# Exercise brief
All lines holding the string "this" are to be shown.

# Input material
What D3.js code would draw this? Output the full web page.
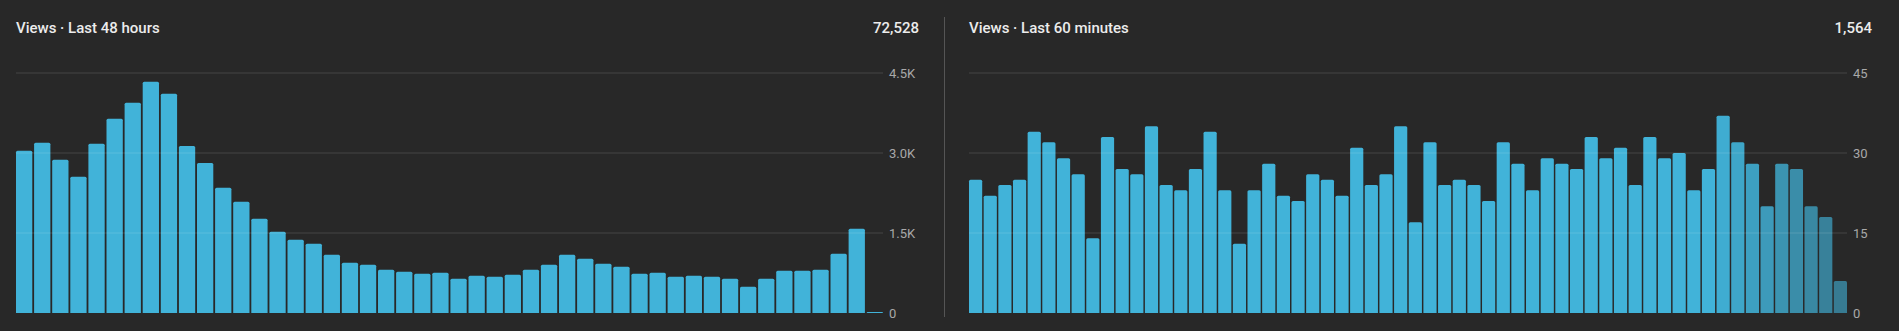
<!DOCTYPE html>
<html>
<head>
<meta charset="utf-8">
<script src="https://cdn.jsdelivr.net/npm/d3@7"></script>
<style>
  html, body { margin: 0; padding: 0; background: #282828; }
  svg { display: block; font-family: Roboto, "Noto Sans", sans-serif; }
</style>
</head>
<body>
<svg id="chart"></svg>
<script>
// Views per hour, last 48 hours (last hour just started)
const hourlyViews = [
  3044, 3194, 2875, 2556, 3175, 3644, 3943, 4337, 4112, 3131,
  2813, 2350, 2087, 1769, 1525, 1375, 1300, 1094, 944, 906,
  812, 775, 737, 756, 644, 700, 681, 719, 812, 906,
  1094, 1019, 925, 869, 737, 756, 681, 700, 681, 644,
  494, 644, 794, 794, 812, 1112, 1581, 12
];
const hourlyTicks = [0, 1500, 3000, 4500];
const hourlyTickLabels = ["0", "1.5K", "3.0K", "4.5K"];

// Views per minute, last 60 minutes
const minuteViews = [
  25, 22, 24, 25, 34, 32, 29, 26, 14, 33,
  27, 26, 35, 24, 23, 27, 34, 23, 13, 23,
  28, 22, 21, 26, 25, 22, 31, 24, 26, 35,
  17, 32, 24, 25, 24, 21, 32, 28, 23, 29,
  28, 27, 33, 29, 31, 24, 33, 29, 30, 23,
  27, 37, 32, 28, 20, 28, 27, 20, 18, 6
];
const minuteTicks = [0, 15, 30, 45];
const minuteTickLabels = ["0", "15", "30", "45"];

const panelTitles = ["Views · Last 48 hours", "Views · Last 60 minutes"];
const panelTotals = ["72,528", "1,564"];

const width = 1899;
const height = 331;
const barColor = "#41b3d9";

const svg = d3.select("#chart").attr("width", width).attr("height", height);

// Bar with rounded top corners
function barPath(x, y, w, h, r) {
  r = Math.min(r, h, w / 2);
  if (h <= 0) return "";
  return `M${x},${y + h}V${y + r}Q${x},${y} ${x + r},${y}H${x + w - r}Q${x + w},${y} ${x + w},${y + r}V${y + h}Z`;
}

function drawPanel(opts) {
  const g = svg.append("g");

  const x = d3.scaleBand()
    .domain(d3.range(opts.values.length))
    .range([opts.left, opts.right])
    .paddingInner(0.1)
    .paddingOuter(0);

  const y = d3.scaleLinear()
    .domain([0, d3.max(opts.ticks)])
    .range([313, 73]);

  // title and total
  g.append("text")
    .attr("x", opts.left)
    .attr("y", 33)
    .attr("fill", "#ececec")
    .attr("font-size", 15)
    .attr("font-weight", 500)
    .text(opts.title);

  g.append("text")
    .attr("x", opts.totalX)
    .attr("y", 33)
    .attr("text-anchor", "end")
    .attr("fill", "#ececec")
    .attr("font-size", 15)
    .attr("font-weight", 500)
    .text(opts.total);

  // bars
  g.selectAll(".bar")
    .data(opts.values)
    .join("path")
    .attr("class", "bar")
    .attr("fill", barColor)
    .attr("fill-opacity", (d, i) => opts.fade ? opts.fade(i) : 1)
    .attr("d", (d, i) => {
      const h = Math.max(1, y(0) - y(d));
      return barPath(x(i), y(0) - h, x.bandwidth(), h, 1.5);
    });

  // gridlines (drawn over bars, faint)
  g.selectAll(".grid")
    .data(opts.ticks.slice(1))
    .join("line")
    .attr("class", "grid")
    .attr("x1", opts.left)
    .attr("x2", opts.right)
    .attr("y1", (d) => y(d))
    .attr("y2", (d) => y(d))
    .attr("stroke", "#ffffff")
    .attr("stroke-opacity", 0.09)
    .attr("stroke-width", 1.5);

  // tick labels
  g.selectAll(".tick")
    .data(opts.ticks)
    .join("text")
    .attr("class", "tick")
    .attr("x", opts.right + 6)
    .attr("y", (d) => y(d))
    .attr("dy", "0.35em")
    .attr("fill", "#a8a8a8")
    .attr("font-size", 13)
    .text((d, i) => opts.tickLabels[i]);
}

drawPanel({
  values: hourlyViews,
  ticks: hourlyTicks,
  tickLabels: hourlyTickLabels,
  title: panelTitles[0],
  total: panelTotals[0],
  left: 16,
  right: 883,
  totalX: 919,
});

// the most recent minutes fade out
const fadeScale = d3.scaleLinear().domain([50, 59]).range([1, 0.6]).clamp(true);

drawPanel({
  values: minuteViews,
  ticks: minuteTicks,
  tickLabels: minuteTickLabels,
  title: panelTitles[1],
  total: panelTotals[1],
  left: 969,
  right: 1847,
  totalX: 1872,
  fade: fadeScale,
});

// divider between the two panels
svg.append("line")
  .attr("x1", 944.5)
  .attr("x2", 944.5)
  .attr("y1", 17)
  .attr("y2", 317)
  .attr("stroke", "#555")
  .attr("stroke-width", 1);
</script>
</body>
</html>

--

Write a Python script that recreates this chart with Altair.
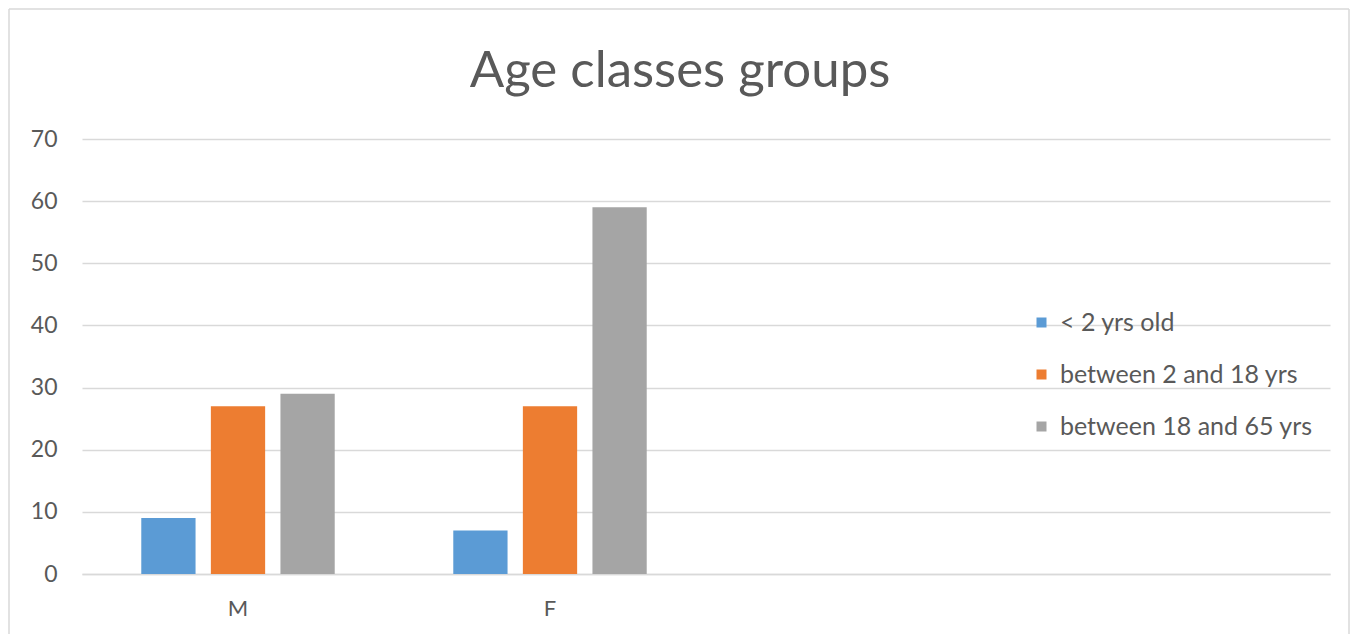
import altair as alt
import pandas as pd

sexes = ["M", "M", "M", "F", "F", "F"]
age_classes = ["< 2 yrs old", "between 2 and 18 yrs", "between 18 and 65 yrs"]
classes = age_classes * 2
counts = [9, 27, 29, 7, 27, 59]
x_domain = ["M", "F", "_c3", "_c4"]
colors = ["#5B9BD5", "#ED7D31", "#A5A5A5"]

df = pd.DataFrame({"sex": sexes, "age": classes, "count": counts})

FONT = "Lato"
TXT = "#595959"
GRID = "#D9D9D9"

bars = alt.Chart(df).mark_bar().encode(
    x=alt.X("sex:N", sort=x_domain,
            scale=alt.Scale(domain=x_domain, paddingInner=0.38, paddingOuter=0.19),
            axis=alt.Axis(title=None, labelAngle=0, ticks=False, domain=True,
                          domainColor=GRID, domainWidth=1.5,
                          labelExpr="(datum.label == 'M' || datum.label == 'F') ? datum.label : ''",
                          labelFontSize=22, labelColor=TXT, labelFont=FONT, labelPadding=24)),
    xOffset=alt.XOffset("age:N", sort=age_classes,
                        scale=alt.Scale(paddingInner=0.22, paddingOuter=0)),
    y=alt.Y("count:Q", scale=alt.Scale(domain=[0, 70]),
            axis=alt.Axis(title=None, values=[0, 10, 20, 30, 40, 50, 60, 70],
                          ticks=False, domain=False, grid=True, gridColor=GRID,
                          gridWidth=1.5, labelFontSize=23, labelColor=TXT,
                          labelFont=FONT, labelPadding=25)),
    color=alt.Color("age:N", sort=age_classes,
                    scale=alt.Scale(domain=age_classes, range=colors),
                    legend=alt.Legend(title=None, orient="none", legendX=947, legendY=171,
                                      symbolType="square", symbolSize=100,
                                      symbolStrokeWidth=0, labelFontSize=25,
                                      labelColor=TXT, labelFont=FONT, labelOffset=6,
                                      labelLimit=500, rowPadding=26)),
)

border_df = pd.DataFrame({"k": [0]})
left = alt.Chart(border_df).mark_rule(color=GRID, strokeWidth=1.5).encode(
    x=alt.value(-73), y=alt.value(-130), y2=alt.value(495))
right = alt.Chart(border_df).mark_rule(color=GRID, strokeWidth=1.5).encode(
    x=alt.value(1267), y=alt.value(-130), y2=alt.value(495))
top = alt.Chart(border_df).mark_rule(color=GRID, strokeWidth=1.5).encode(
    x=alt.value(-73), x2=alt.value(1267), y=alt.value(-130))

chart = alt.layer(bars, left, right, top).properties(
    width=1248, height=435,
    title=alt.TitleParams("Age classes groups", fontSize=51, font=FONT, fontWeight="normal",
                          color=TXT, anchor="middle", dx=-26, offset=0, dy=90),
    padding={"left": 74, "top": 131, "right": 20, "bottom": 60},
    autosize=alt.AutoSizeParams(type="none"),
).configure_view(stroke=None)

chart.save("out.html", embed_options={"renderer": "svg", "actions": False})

# Task result
What D3.js code would draw this? Output the full web page.
Write a Python script that recreates this chart with Altair.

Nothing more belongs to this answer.